Okay maybe not so clear as all 3 looks quite close :(
We can use scipy.stats
as its random variables also has the ability to draw random values from the specified distribution (i.e., to get values of the random variable).
The method to do this is called rvs
. If it is called with no argument, then it generates a single value of that random variable [Shea, 2021].
Y.rvs() # 1 sample
0
Y.rvs(size=10) # 10 samples from the distribution
array([0, 1, 1, 0, 0, 0, 0, 0, 0, 0])
In our case, we can do the same, 1000, 5000 and 9000 and plot them compared to the true distribution.
num_sims = 1000
y = Y.rvs(num_sims)
counts = np.asarray([list(y).count(0), list(y).count(1)]) # how many no covid vs covid
print(f"The relative freqs are {counts/num_sims}")

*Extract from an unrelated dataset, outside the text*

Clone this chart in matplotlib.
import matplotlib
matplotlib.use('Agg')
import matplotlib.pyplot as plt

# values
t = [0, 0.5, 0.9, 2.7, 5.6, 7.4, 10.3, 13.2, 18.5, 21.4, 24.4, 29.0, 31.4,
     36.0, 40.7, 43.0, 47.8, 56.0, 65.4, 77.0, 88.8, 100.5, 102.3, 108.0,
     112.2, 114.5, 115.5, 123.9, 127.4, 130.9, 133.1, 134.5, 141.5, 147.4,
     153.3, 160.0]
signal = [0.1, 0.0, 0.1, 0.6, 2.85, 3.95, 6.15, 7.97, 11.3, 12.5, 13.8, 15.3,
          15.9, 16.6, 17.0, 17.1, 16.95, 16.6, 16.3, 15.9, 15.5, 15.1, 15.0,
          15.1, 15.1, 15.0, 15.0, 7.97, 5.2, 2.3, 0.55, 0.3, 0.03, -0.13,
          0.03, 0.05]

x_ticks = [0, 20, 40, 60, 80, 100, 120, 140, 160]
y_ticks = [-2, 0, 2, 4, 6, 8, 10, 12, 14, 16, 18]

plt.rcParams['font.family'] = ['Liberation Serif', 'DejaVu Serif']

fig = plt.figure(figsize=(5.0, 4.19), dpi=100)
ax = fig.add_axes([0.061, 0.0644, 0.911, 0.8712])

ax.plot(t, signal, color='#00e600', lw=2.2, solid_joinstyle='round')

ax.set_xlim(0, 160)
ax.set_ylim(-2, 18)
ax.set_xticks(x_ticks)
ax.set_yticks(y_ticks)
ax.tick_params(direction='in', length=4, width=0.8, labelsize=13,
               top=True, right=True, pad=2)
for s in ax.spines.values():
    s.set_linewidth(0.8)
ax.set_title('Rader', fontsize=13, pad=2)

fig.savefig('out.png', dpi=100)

plt.bar([0, 1], counts / num_sims, alpha=0.5)
plt.stem([0, 1], Y.pmf([0, 1]), linefmt="orange", use_line_collection=True);
The relative freqs are [0.821 0.179]
num_sims = 5000
y = Y.rvs(num_sims)
counts = np.asarray([list(y).count(0), list(y).count(1)]) # how many no covid vs covid
print(f"The relative freqs are {counts/num_sims}")

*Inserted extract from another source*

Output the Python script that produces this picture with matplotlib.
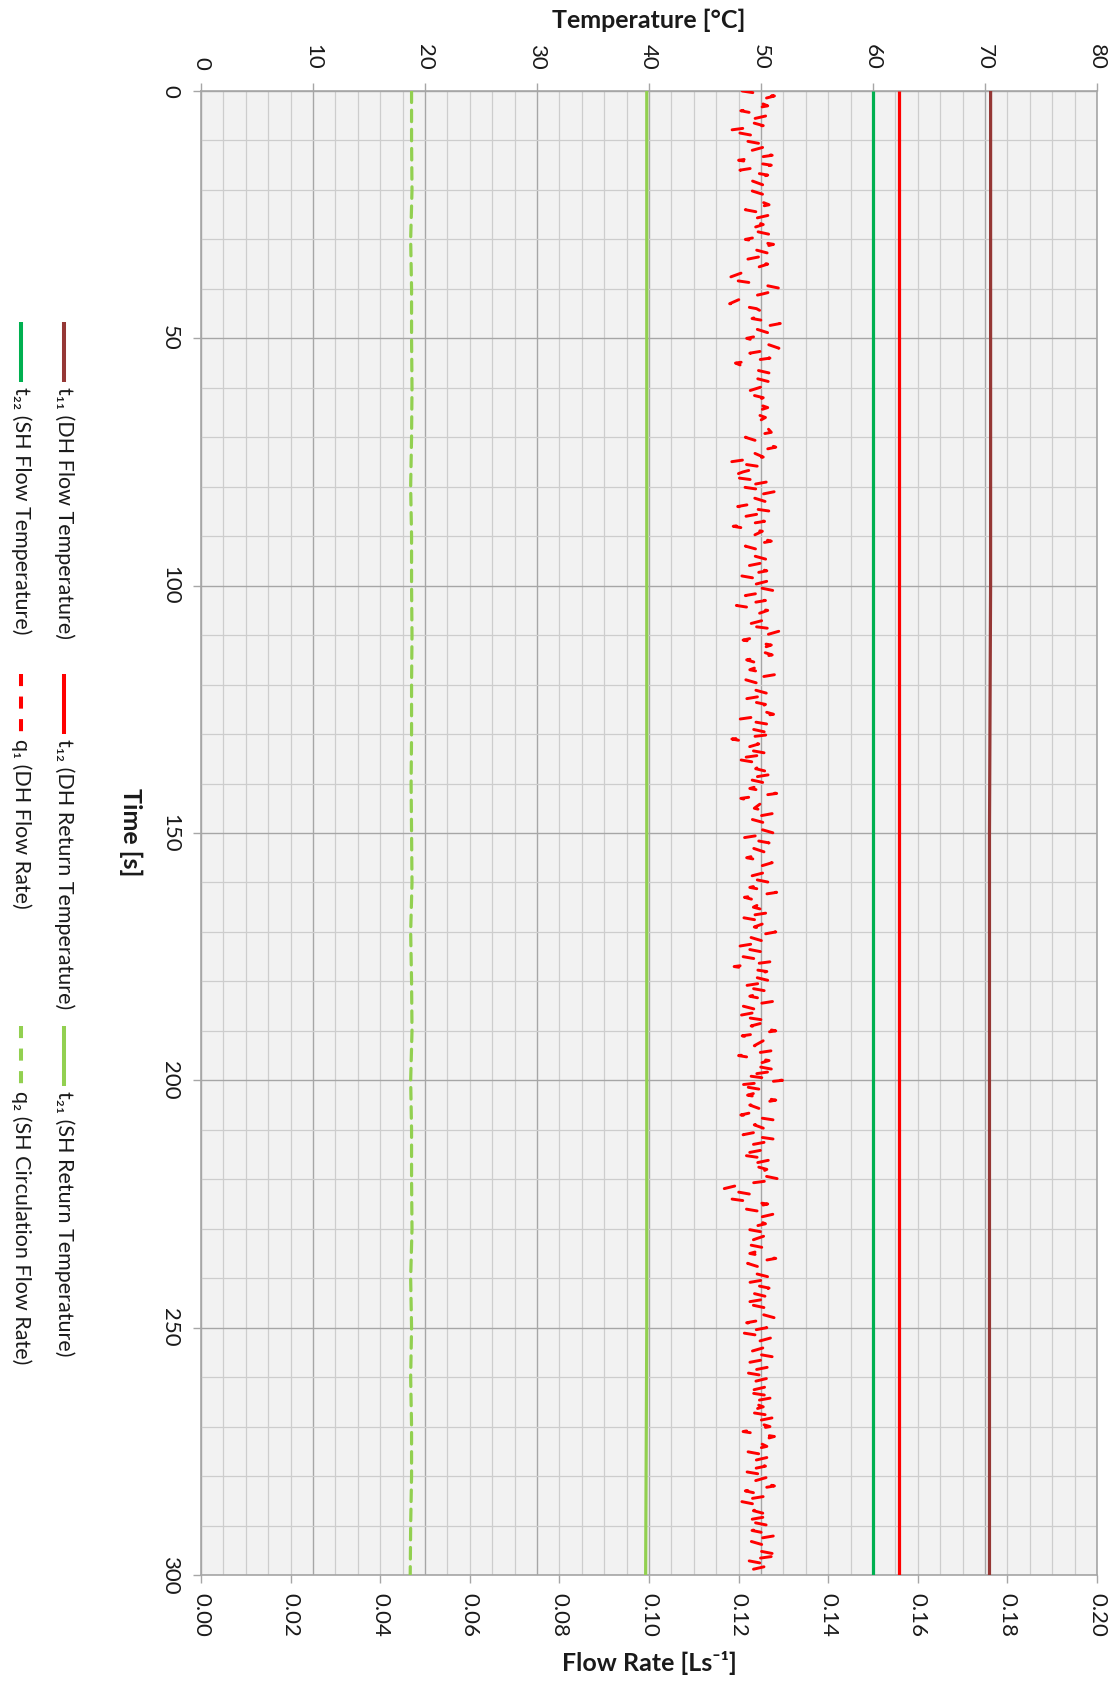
import numpy as np
import matplotlib
matplotlib.use("Agg")
import matplotlib.pyplot as plt
from matplotlib.lines import Line2D
from matplotlib.ticker import MultipleLocator, FormatStrFormatter

plt.rcParams['font.family'] = ['Lato', 'DejaVu Sans']

# ---------------- data ----------------
# Sample times for the near-constant temperature signals (s)
time_temp = [0, 50, 100, 150, 200, 250, 300]
t11 = [70.5, 70.5, 70.5, 70.4, 70.4, 70.4, 70.4]   # DH flow temperature (degC)
t12 = [62.3, 62.3, 62.3, 62.3, 62.3, 62.3, 62.3]   # DH return temperature
t22 = [60.0, 60.0, 60.0, 60.0, 60.0, 60.0, 60.0]   # SH flow temperature
t21 = [39.8, 39.8, 39.8, 39.8, 39.8, 39.8, 39.7]   # SH return temperature

# DH flow rate, 1 s samples (L/s)
time_q1 = list(range(0, 301))
q1 = [
    .1208, .1280, .1238, .1265, .1205, .1263, .1215, .1255, .1173, .1233,
    .1210, .1270, .1230, .1275, .1200, .1273, .1203, .1265, .1225, .1255,
    .1223, .1258, .1240, .1268, .1215, .1273, .1225, .1255, .1220, .1270,
    .1215, .1278, .1233, .1275, .1220, .1265, .1230, .1200, .1170, .1245,
    .1298, .1255, .1205, .1180, .1240, .1260, .1230, .1293, .1235, .1270,
    .1218, .1258, .1290, .1225, .1270, .1193, .1220, .1268, .1235, .1278,
    .1245, .1210, .1255, .1233, .1265, .1230, .1260, .1240, .1263, .1273,
    .1215, .1250, .1283, .1230, .1255, .1180, .1253, .1210, .1180, .1265,
    .1205, .1280, .1225, .1260, .1198, .1275, .1215, .1258, .1188, .1253,
    .1230, .1273, .1215, .1255, .1235, .1275, .1220, .1263, .1205, .1268,
    .1225, .1278, .1215, .1260, .1195, .1265, .1233, .1255, .1213, .1298,
    .1260, .1210, .1273, .1240, .1275, .1218, .1255, .1225, .1280, .1215,
    .1253, .1233, .1273, .1208, .1260, .1240, .1278, .1200, .1265, .1230,
    .1280, .1185, .1245, .1208, .1270, .1190, .1255, .1238, .1283, .1215,
    .1265, .1225, .1285, .1205, .1250, .1235, .1280, .1220, .1260, .1240,
    .1278, .1208, .1268, .1230, .1263, .1218, .1275, .1238, .1258, .1215,
    .1270, .1225, .1285, .1213, .1255, .1233, .1275, .1203, .1265, .1235,
    .1283, .1223, .1260, .1193, .1250, .1210, .1273, .1190, .1263, .1230,
    .1275, .1205, .1265, .1225, .1280, .1210, .1253, .1195, .1270, .1228,
    .1283, .1208, .1255, .1235, .1275, .1200, .1268, .1230, .1290, .1213,
    .1298, .1195, .1260, .1220, .1283, .1225, .1255, .1205, .1278, .1235,
    .1265, .1210, .1288, .1230, .1258, .1200, .1275, .1223, .1263, .1240,
    .1293, .1208, .1163, .1225, .1185, .1265, .1215, .1280, .1233, .1260,
    .1213, .1273, .1240, .1210, .1265, .1225, .1283, .1220, .1255, .1235,
    .1278, .1215, .1268, .1230, .1275, .1208, .1260, .1240, .1280, .1218,
    .1263, .1205, .1275, .1235, .1258, .1220, .1283, .1225, .1265, .1210,
    .1275, .1230, .1260, .1213, .1285, .1225, .1255, .1218, .1288, .1233,
    .1270, .1210, .1280, .1240, .1263, .1215, .1275, .1228, .1260, .1208,
    .1273, .1235, .1280, .1215, .1265, .1198, .1253, .1233, .1275, .1213,
    .1268, .1230, .1285, .1220, .1258, .1238, .1295, .1215, .1273, .1225,
    .1195,
]

# SH circulation flow rate, 10 s samples (L/s)
time_q2 = list(range(0, 301, 10))
q2 = [
    .0470, .0470, .0471, .0468, .0470, .0470, .0471, .0470, .0468, .0470,
    .0470, .0471, .0470, .0470, .0469, .0470, .0471, .0468, .0470, .0471,
    .0468, .0470, .0470, .0471, .0468, .0470, .0468, .0470, .0470, .0468,
    .0467,
]

temp_ticks = list(range(0, 81, 10))
flow_ticks = [0.00, 0.02, 0.04, 0.06, 0.08, 0.10, 0.12, 0.14, 0.16, 0.18, 0.20]
time_ticks = list(range(0, 301, 50))

labels = {
    't11': 't\u2081\u2081 (DH Flow Temperature)',
    't22': 't\u2082\u2082 (SH Flow Temperature)',
    't12': 't\u2081\u2082 (DH Return Temperature)',
    'q1': 'q\u2081 (DH Flow Rate)',
    't21': 't\u2082\u2081 (SH Return Temperature)',
    'q2': 'q\u2082 (SH Circulation Flow Rate)',
}
colors = {
    't11': '#953735', 't12': '#FF0000', 't22': '#00B050',
    't21': '#92D050', 'q1': '#FF0000', 'q2': '#92D050',
}

# ---------------- figure ----------------
W, H = 1119, 1684
fig = plt.figure(figsize=(W / 100, H / 100), dpi=100)
fig.patch.set_facecolor('white')

x0, x1, y0, y1 = 201, 1097, 91, 1575
ax = fig.add_axes([x0 / W, 1 - y1 / H, (x1 - x0) / W, (y1 - y0) / H])
ax.set_facecolor('#F2F2F2')
ax2 = ax.twiny()   # flow-rate scale along the bottom edge

grid_major = '#A6A6A6'
grid_minor = '#CDCDCD'
text_col = '#1A1A1A'
lw = 2.3

# temperature lines (temperature runs horizontally, time downwards)
for key, vals in (('t21', t21), ('t22', t22), ('t12', t12), ('t11', t11)):
    ax.plot(vals, time_temp, color=colors[key], lw=lw, solid_capstyle='butt', zorder=3)

ax.set_xlim(0, 80)
ax.set_ylim(300, 0)
ax.set_xticks(temp_ticks)
ax.set_yticks(time_ticks)
ax.xaxis.set_minor_locator(MultipleLocator(2))
ax.yaxis.set_minor_locator(MultipleLocator(10))
ax.grid(which='major', color=grid_major, lw=1.0, zorder=0)
ax.grid(which='minor', color=grid_minor, lw=0.9, zorder=0)
ax.set_axisbelow(True)

ax.xaxis.set_ticks_position('top')
ax.tick_params(axis='x', which='major', top=True, bottom=False, labeltop=True,
               labelbottom=False, length=6, width=1.0, color=grid_major,
               pad=9, labelsize=16, labelrotation=-90, labelcolor=text_col)
ax.tick_params(axis='y', which='major', left=True, right=False, length=6, width=1.0,
               color=grid_major, pad=9, labelsize=16, labelrotation=-90,
               labelcolor=text_col)
ax.tick_params(which='minor', length=0)
for lab in ax.get_yticklabels():
    lab.set_verticalalignment('center')
for s in ax.spines.values():
    s.set_color(grid_major)
    s.set_linewidth(1.2)

ax.xaxis.set_label_position('top')
ax.set_xlabel('Temperature [\u00b0C]', fontsize=18, fontweight='bold', va='center',
              color=text_col)
ax.xaxis.set_label_coords(0.5, (y1 - 20) / (y1 - y0))
ax.set_ylabel('Time [s]', fontsize=18, fontweight='bold', rotation=-90,
              va='center', ha='center', color=text_col)
ax.yaxis.set_label_coords((131 - x0) / (x1 - x0), 0.5 - (832 - (y0 + y1) / 2) / (y1 - y0))

# flow-rate series
ax2.plot(q2, time_q2, color=colors['q2'], lw=lw, dashes=(3.6, 2.4),
         dash_capstyle='round', zorder=4)
ax2.plot(q1, time_q1, color=colors['q1'], lw=2.1, dashes=(3.7, 6.6),
         dash_capstyle='round', zorder=4)
ax2.set_xlim(0, 0.2)
ax2.set_ylim(300, 0)
ax2.set_xticks(flow_ticks)
ax2.xaxis.set_major_formatter(FormatStrFormatter('%.2f'))
ax2.xaxis.set_ticks_position('bottom')
ax2.xaxis.set_label_position('bottom')
ax2.tick_params(axis='x', top=False, bottom=True, labeltop=False, labelbottom=True,
                length=6, width=1.0, color=grid_major, pad=7,
                labelsize=16, labelrotation=-90, labelcolor=text_col)
for s in ax2.spines.values():
    s.set_visible(False)
ax2.set_xlabel('Flow Rate [Ls\u207b\u00b9]', fontsize=18, fontweight='bold', va='center',
               color=text_col)
ax2.xaxis.set_label_coords(0.5, (y1 - 1663) / (y1 - y0))

# ---------------- legend (rotated, left margin) ----------------
legend_items = [
    ('t11', 64, 322, False), ('t22', 21, 322, False),
    ('t12', 64, 674, False), ('q1', 21, 674, True),
    ('t21', 64, 1026, False), ('q2', 21, 1026, True),
]
seg = 60
for key, px, py, dashed in legend_items:
    xf = px / W
    kw = dict(color=colors[key], lw=lw + 0.6, transform=fig.transFigure)
    if dashed:
        kw.update(dashes=(3.0, 2.6), dash_capstyle='butt')
    else:
        kw.update(solid_capstyle='butt')
    fig.add_artist(Line2D([xf, xf], [1 - py / H, 1 - (py + seg) / H], **kw))
    fig.text(xf, 1 - (py + seg + 5) / H, labels[key], rotation=-90,
             ha='center', va='top', fontsize=15.5, color=text_col)

fig.savefig('out.png', dpi=100, facecolor='white')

plt.bar([0, 1], counts / num_sims, alpha=0.5)
plt.stem([0, 1], Y.pmf([0, 1]), linefmt="orange", use_line_collection=True);
The relative freqs are [0.8018 0.1982]
num_sims = 9000
y = Y.rvs(num_sims)
counts = np.asarray([list(y).count(0), list(y).count(1)]) # how many no covid vs covid
print(f"The relative freqs are {counts/num_sims}")
plt.bar([0, 1], counts / num_sims, alpha=0.5)

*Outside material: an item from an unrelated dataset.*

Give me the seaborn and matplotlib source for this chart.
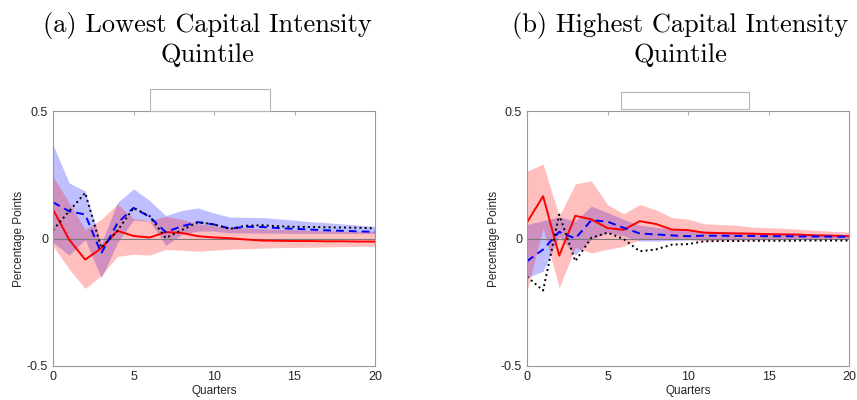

plt.stem([0, 1], Y.pmf([0, 1]), linefmt="orange", use_line_collection=True);
The relative freqs are [0.79922222 0.20077778]
Bernoulli Sampling#
One way is sample with replacement so samples are independent, but if sample size is large enough, sample without also converges.
Logistic Regression#
The Bernoulli distribution can be used to model the response of a logistic regression model conditionally. For example, let \(Y\) be 0 or 1, denoting if a person has covid. The predictors is the height and weight of the person. Then \(Y(y=1 | X = x)\) follows a Bernoulli distribution (conditional).